Superficially, to stay in power and avoid jail, and in order to do that he must placate the far far right members of his coalition by having no negotiated settlement.
More broadly, it's to create a conflict large enough that the US becomes directly involved, therefore the US bombs Iran's nuclear program using their military capabilities that still dwarf Israel's. Iran's nuclear program is so deep under mountains that no Israeli weapon can reach it.
But Netanyahu can't be seen as causing the conflict himself, so he waits, and subtly provokes, until the axis of resistance commits a terrible mistake that kills American forces or the number of Israelis that are now killed in Gaza. And make no mistake, Netanyahu would view 50,000 Israeli deaths as mere collateral damage in a much larger conflict in which victory would save millions of lives from nuclear annihilation. Netanyahu will wait a long while yet, because neither Hamas nor Hezbollah have set a foot wrong. But in their manipulation of public opinion around the world, their tactics are astonishingly modern.

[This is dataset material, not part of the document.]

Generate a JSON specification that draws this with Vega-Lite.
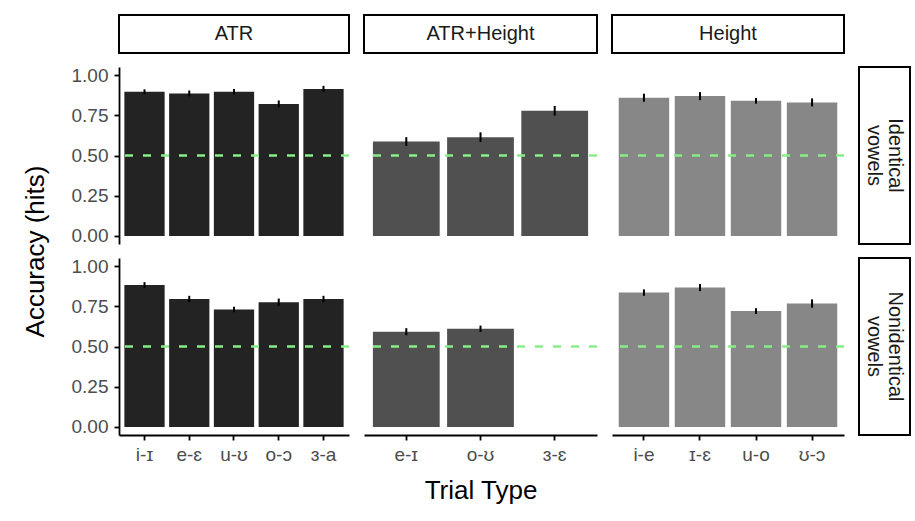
{
  "$schema": "https://vega.github.io/schema/vega-lite/v6.json",
  "autosize": {"type": "pad"},
  "padding": {"left": 22, "top": 14, "right": 5, "bottom": 5},
  "background": "white",
  "bounds": "flush",
  "columns": 4,
  "spacing": {"row": 14, "column": 15},
  "datasets": {
    "acc": [
      {"type": "ATR", "cond": "Identical", "trial": "i-ɪ", "acc": 0.896, "lo": 0.881, "hi": 0.911},
      {"type": "ATR", "cond": "Identical", "trial": "e-ɛ", "acc": 0.886, "lo": 0.868, "hi": 0.904},
      {"type": "ATR", "cond": "Identical", "trial": "u-ʊ", "acc": 0.896, "lo": 0.879, "hi": 0.913},
      {"type": "ATR", "cond": "Identical", "trial": "o-ɔ", "acc": 0.820, "lo": 0.798, "hi": 0.842},
      {"type": "ATR", "cond": "Identical", "trial": "ɜ-a", "acc": 0.913, "lo": 0.893, "hi": 0.933},
      {"type": "ATR+Height", "cond": "Identical", "trial": "e-ɪ", "acc": 0.587, "lo": 0.560, "hi": 0.614},
      {"type": "ATR+Height", "cond": "Identical", "trial": "o-ʊ", "acc": 0.614, "lo": 0.584, "hi": 0.644},
      {"type": "ATR+Height", "cond": "Identical", "trial": "ɜ-ɛ", "acc": 0.778, "lo": 0.748, "hi": 0.808},
      {"type": "Height", "cond": "Identical", "trial": "i-e", "acc": 0.859, "lo": 0.834, "hi": 0.884},
      {"type": "Height", "cond": "Identical", "trial": "ɪ-ɛ", "acc": 0.869, "lo": 0.844, "hi": 0.894},
      {"type": "Height", "cond": "Identical", "trial": "u-o", "acc": 0.840, "lo": 0.822, "hi": 0.858},
      {"type": "Height", "cond": "Identical", "trial": "ʊ-ɔ", "acc": 0.830, "lo": 0.805, "hi": 0.855},
      {"type": "ATR", "cond": "Nonidentical", "trial": "i-ɪ", "acc": 0.882, "lo": 0.864, "hi": 0.900},
      {"type": "ATR", "cond": "Nonidentical", "trial": "e-ɛ", "acc": 0.795, "lo": 0.775, "hi": 0.815},
      {"type": "ATR", "cond": "Nonidentical", "trial": "u-ʊ", "acc": 0.730, "lo": 0.713, "hi": 0.747},
      {"type": "ATR", "cond": "Nonidentical", "trial": "o-ɔ", "acc": 0.775, "lo": 0.752, "hi": 0.798},
      {"type": "ATR", "cond": "Nonidentical", "trial": "ɜ-a", "acc": 0.795, "lo": 0.775, "hi": 0.815},
      {"type": "ATR+Height", "cond": "Nonidentical", "trial": "e-ɪ", "acc": 0.592, "lo": 0.570, "hi": 0.614},
      {"type": "ATR+Height", "cond": "Nonidentical", "trial": "o-ʊ", "acc": 0.610, "lo": 0.590, "hi": 0.630},
      {"type": "Height", "cond": "Nonidentical", "trial": "i-e", "acc": 0.835, "lo": 0.815, "hi": 0.855},
      {"type": "Height", "cond": "Nonidentical", "trial": "ɪ-ɛ", "acc": 0.866, "lo": 0.844, "hi": 0.888},
      {"type": "Height", "cond": "Nonidentical", "trial": "u-o", "acc": 0.720, "lo": 0.702, "hi": 0.738},
      {"type": "Height", "cond": "Nonidentical", "trial": "ʊ-ɔ", "acc": 0.767, "lo": 0.741, "hi": 0.793}
    ],
    "strips": [
      {"label": "ATR"},
      {"label": "ATR+Height"},
      {"label": "Height"},
      {"label": "Identical vowels"},
      {"label": "Nonidentical vowels"}
    ]
  },
  "concat": [
    {"width": 230, "height": 38, "data": {"name": "strips"}, "transform": [{"filter": "datum.label === 'ATR'"}],
     "view": {"stroke": "black", "strokeWidth": 2, "fill": "white"},
     "mark": {"type": "text", "fontSize": 20, "color": "#1a1a1a"}, "encoding": {"text": {"field": "label"}}},
    {"width": 233, "height": 38, "data": {"name": "strips"}, "transform": [{"filter": "datum.label === 'ATR+Height'"}],
     "view": {"stroke": "black", "strokeWidth": 2, "fill": "white"},
     "mark": {"type": "text", "fontSize": 20, "color": "#1a1a1a"}, "encoding": {"text": {"field": "label"}}},
    {"width": 232, "height": 38, "data": {"name": "strips"}, "transform": [{"filter": "datum.label === 'Height'"}],
     "view": {"stroke": "black", "strokeWidth": 2, "fill": "white"},
     "mark": {"type": "text", "fontSize": 20, "color": "#1a1a1a"}, "encoding": {"text": {"field": "label"}}},
    {"width": 51, "height": 38, "data": {"name": "strips"}, "transform": [{"filter": "false"}],
     "mark": {"type": "text"}, "encoding": {"text": {"field": "label"}}},

    {
      "width": 230, "height": 177, "data": {"name": "acc"},
      "transform": [{"filter": "datum.type === 'ATR' && datum.cond === 'Identical'"}],
      "layer": [
        {"mark": {"type": "bar", "color": "#232323"},
         "encoding": {
           "x": {"field": "trial", "type": "nominal", "scale": {"domain": ["i-ɪ", "e-ɛ", "u-ʊ", "o-ɔ", "ɜ-a"], "paddingInner": 0.1, "paddingOuter": 0.12}, "axis": null},
           "y": {"field": "acc", "type": "quantitative", "scale": {"domain": [-0.05, 1.05], "nice": false, "zero": false},
                 "axis": {"values": [0, 0.25, 0.5, 0.75, 1], "format": ".2f", "title": "Accuracy (hits)", "titleX": -71, "titleY": 184}}}},
        {"mark": {"type": "rule", "color": "black", "strokeWidth": 2},
         "encoding": {
           "x": {"field": "trial", "type": "nominal"},
           "y": {"field": "lo", "type": "quantitative", "axis": {"values": [0, 0.25, 0.5, 0.75, 1], "format": ".2f", "title": "Accuracy (hits)", "titleX": -71, "titleY": 184}},
           "y2": {"field": "hi"}}},
        {"transform": [{"aggregate": [{"op": "count", "as": "n"}]}],
         "mark": {"type": "rule", "color": "#88EE88", "strokeWidth": 2.5, "strokeDash": [8, 10]},
         "encoding": {"y": {"datum": 0.5, "type": "quantitative", "axis": {"values": [0, 0.25, 0.5, 0.75, 1], "format": ".2f", "title": "Accuracy (hits)", "titleX": -71, "titleY": 184}}}}
      ]
    },
    {
      "width": 233, "height": 177, "data": {"name": "acc"},
      "transform": [{"filter": "datum.type === 'ATR+Height' && datum.cond === 'Identical'"}],
      "layer": [
        {"mark": {"type": "bar", "color": "#505050"},
         "encoding": {
           "x": {"field": "trial", "type": "nominal", "scale": {"domain": ["e-ɪ", "o-ʊ", "ɜ-ɛ"], "paddingInner": 0.1, "paddingOuter": 0.12}, "axis": null},
           "y": {"field": "acc", "type": "quantitative", "scale": {"domain": [-0.05, 1.05], "nice": false, "zero": false}, "axis": null}}},
        {"mark": {"type": "rule", "color": "black", "strokeWidth": 2},
         "encoding": {
           "x": {"field": "trial", "type": "nominal"},
           "y": {"field": "lo", "type": "quantitative", "axis": null},
           "y2": {"field": "hi"}}},
        {"transform": [{"aggregate": [{"op": "count", "as": "n"}]}],
         "mark": {"type": "rule", "color": "#88EE88", "strokeWidth": 2.5, "strokeDash": [8, 10]},
         "encoding": {"y": {"datum": 0.5, "type": "quantitative", "axis": null}}}
      ]
    },
    {
      "width": 232, "height": 177, "data": {"name": "acc"},
      "transform": [{"filter": "datum.type === 'Height' && datum.cond === 'Identical'"}],
      "layer": [
        {"mark": {"type": "bar", "color": "#878787"},
         "encoding": {
           "x": {"field": "trial", "type": "nominal", "scale": {"domain": ["i-e", "ɪ-ɛ", "u-o", "ʊ-ɔ"], "paddingInner": 0.1, "paddingOuter": 0.12}, "axis": null},
           "y": {"field": "acc", "type": "quantitative", "scale": {"domain": [-0.05, 1.05], "nice": false, "zero": false}, "axis": null}}},
        {"mark": {"type": "rule", "color": "black", "strokeWidth": 2},
         "encoding": {
           "x": {"field": "trial", "type": "nominal"},
           "y": {"field": "lo", "type": "quantitative", "axis": null},
           "y2": {"field": "hi"}}},
        {"transform": [{"aggregate": [{"op": "count", "as": "n"}]}],
         "mark": {"type": "rule", "color": "#88EE88", "strokeWidth": 2.5, "strokeDash": [8, 10]},
         "encoding": {"y": {"datum": 0.5, "type": "quantitative", "axis": null}}}
      ]
    },
    {"width": 51, "height": 177, "data": {"name": "strips"}, "transform": [{"filter": "datum.label === 'Identical vowels'"}],
     "view": {"stroke": "black", "strokeWidth": 2, "fill": "white"},
     "mark": {"type": "text", "fontSize": 20, "color": "#1a1a1a", "angle": 90, "lineBreak": " ", "lineHeight": 21, "dy": -10.5}, "encoding": {"text": {"field": "label"}}},

    {
      "width": 230, "height": 177, "data": {"name": "acc"},
      "transform": [{"filter": "datum.type === 'ATR' && datum.cond === 'Nonidentical'"}],
      "layer": [
        {"mark": {"type": "bar", "color": "#232323"},
         "encoding": {
           "x": {"field": "trial", "type": "nominal", "scale": {"domain": ["i-ɪ", "e-ɛ", "u-ʊ", "o-ɔ", "ɜ-a"], "paddingInner": 0.1, "paddingOuter": 0.12}, "axis": {"title": null}},
           "y": {"field": "acc", "type": "quantitative", "scale": {"domain": [-0.05, 1.05], "nice": false, "zero": false},
                 "axis": {"values": [0, 0.25, 0.5, 0.75, 1], "format": ".2f", "title": null}}}},
        {"mark": {"type": "rule", "color": "black", "strokeWidth": 2},
         "encoding": {
           "x": {"field": "trial", "type": "nominal", "axis": {"title": null}},
           "y": {"field": "lo", "type": "quantitative", "axis": {"values": [0, 0.25, 0.5, 0.75, 1], "format": ".2f", "title": null}},
           "y2": {"field": "hi"}}},
        {"transform": [{"aggregate": [{"op": "count", "as": "n"}]}],
         "mark": {"type": "rule", "color": "#88EE88", "strokeWidth": 2.5, "strokeDash": [8, 10]},
         "encoding": {"y": {"datum": 0.5, "type": "quantitative", "axis": {"values": [0, 0.25, 0.5, 0.75, 1], "format": ".2f", "title": null}}}}
      ]
    },
    {
      "width": 233, "height": 177, "data": {"name": "acc"},
      "transform": [{"filter": "datum.type === 'ATR+Height' && datum.cond === 'Nonidentical'"}],
      "layer": [
        {"mark": {"type": "bar", "color": "#505050"},
         "encoding": {
           "x": {"field": "trial", "type": "nominal", "scale": {"domain": ["e-ɪ", "o-ʊ", "ɜ-ɛ"], "paddingInner": 0.1, "paddingOuter": 0.12}, "axis": {"title": "Trial Type"}},
           "y": {"field": "acc", "type": "quantitative", "scale": {"domain": [-0.05, 1.05], "nice": false, "zero": false}, "axis": null}}},
        {"mark": {"type": "rule", "color": "black", "strokeWidth": 2},
         "encoding": {
           "x": {"field": "trial", "type": "nominal", "axis": {"title": "Trial Type"}},
           "y": {"field": "lo", "type": "quantitative", "axis": null},
           "y2": {"field": "hi"}}},
        {"transform": [{"aggregate": [{"op": "count", "as": "n"}]}],
         "mark": {"type": "rule", "color": "#88EE88", "strokeWidth": 2.5, "strokeDash": [8, 10]},
         "encoding": {"y": {"datum": 0.5, "type": "quantitative", "axis": null}}}
      ]
    },
    {
      "width": 232, "height": 177, "data": {"name": "acc"},
      "transform": [{"filter": "datum.type === 'Height' && datum.cond === 'Nonidentical'"}],
      "layer": [
        {"mark": {"type": "bar", "color": "#878787"},
         "encoding": {
           "x": {"field": "trial", "type": "nominal", "scale": {"domain": ["i-e", "ɪ-ɛ", "u-o", "ʊ-ɔ"], "paddingInner": 0.1, "paddingOuter": 0.12}, "axis": {"title": null}},
           "y": {"field": "acc", "type": "quantitative", "scale": {"domain": [-0.05, 1.05], "nice": false, "zero": false}, "axis": null}}},
        {"mark": {"type": "rule", "color": "black", "strokeWidth": 2},
         "encoding": {
           "x": {"field": "trial", "type": "nominal", "axis": {"title": null}},
           "y": {"field": "lo", "type": "quantitative", "axis": null},
           "y2": {"field": "hi"}}},
        {"transform": [{"aggregate": [{"op": "count", "as": "n"}]}],
         "mark": {"type": "rule", "color": "#88EE88", "strokeWidth": 2.5, "strokeDash": [8, 10]},
         "encoding": {"y": {"datum": 0.5, "type": "quantitative", "axis": null}}}
      ]
    },
    {"width": 51, "height": 177, "data": {"name": "strips"}, "transform": [{"filter": "datum.label === 'Nonidentical vowels'"}],
     "view": {"stroke": "black", "strokeWidth": 2, "fill": "white"},
     "mark": {"type": "text", "fontSize": 20, "color": "#1a1a1a", "angle": 90, "lineBreak": " ", "lineHeight": 21, "dy": -10.5}, "encoding": {"text": {"field": "label"}}}
  ],
  "config": {
    "font": "Liberation Sans",
    "view": {"stroke": null},
    "axis": {
      "grid": false,
      "domainColor": "#000000",
      "domainWidth": 1.8,
      "tickColor": "#000000",
      "tickWidth": 1.8,
      "tickSize": 5,
      "labelColor": "#4d4d4d",
      "labelFontSize": 19,
      "titleFontSize": 26,
      "titleFontWeight": "normal",
      "titleColor": "#000000"
    },
    "axisY": {"labelPadding": 6},
    "axisX": {"labelAngle": 0, "titlePadding": 13, "labelPadding": 5}
  }
}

20. What could stop Israel from becoming a theocracy?
Ironically, antisemitism abroad, causing mass migrations from countries with lots of Jews. It doesn't happen until it does. That is the great lesson of Jewish history.
* I may be wrong about all this.
One last question:
Was the authoritarian drift of Israel inevitable?
Maybe, but if it was, then the drift of the world toward authoritarianism is inevitable too. The functionality of the world depends on the ability to tolerate contradictions: Israel itself has always been such a contradiction: secular yet based upon a religion.
Israel was a compromise that had to happen in order to keep Jews alive. If your ideology prevents you from seeing the necessity of places like Israel, your ideology is too simple to work in the real world. If your ideology prevents you from seeing why Israel must aspire even through its battles to be as liberal a democracy as can exist in these circumstances, your ideology is too simple to work either. Either way dooms Israel, and writ large, dooms the world too. The real world demands pragmatism, not ideology, and embracing the contradictions.
The world is leaving pragmatism behind, and without it, there is no real world anymore.